Operator: And we’ll take our final question from Noel Parks at Tuohy Brothers.
Noel Parks: Hi, good morning. Just had a couple. You talked a little earlier about you can’t really do one size fits all in terms of just how you look at different acquisitions. But is it fair to say that you’re pretty agnostic between private operated versus publicly traded operated non-op interest right now either for the ground game or for larger A&D?
Nick O’Grady: I wouldn’t say that. I mean, I think it depends. It depends on the quality of the operator. I mean, there are great privates, but it’s the largest, there are really large operators that are bad. I mean, I think it just, it really goes operator specific. There are really good operators, and they’re really bad operators that are big and small, right out of my meter.
Adam Dirlam: You need to differentiate what private means? Are you talking about private equity or you’re talking about true private, right? And those business models are run very, very differently. You’ve got one that’s renting an asset, one that’s had it and will continue to have it for a very, very long time. And so their viewpoint short term or long term basis can be very, very different.
Nick O’Grady: Yeah. I mean, Mewbourne is a private company. And it’s one of the finest operators in the world. And I can think of many private equity backed operators that are renting the asset and looking to flip it.
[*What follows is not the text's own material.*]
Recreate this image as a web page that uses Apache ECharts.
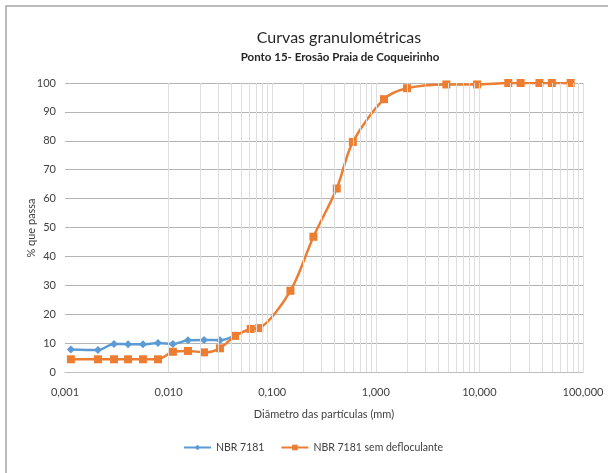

Adam Dirlam: Yeah. So I’d say typically, we’re looking at people who have a similar view as us in terms of the long term. But that’s not to say that there aren’t great private equity operators that are out there as well, that we’d be willing to partner with.
Nick O’Grady: Absolutely.
Noel Parks: Great. Well, thanks for clarification. And I guess, I was wondering a bit, talking about the Williston and we have seen a deal there, the first one may be in quite a while of any size. And just wondering, I have not paid a lot of attention to the state of sort of the land management out there. Leases some of those leases, probably 15 years old, if not longer at this point. So as wonder you’ve been there so long, are things pretty cleaned up there? Or is there still stuff to do? Just in terms of, I don’t know neglected books or absent non-op positions that you can still —
Nick O’Grady: It’s pretty blocked. It’s pretty blocked up, Noel. But there are still things to do. I mean it’s just going to be more about people when they’re ready, there are things that are owned that when people are ready to sell will be sold. But I don’t think it’s like the Wild West where there’s lots of open land ready to be sold. Is that fair, Adam?
Adam Dirlam: Yeah, I think that’s fair. The other thing that I would add to that is just the evolution of the completion methodology, right? You’ve seen a lot of operators, refine those techniques and step out. And so the rate of return and the economics on some of those projects that you wouldn’t even look at, call it two, three years ago, are things that are certainly viable now. And then that changes the landscape from a land standpoint. So you can do some of the blocking and tackling in terms of picking up some whitespace acreage and bringing in appropriate operators that you know are going to do a good job. And as a non-operator, you know, we’re not beholden to one particular area, right. So we can get in to the core day in and day out and continue to grow so far working interest as we get 100 AFEs a quarter, as we did in 2023. So there’s always more to chop. It’s a different dynamic.
Operator: And that concludes the question-and-answer session. I would like to turn the conference over to Nick O’Grady for closing remarks.
Nick O’Grady: Thanks, everyone, for joining us today. We’ll see you on the next one. Appreciate your time. This is the way.
Operator: And this concludes today’s conference call. Thank you for your participation. You may now disconnect.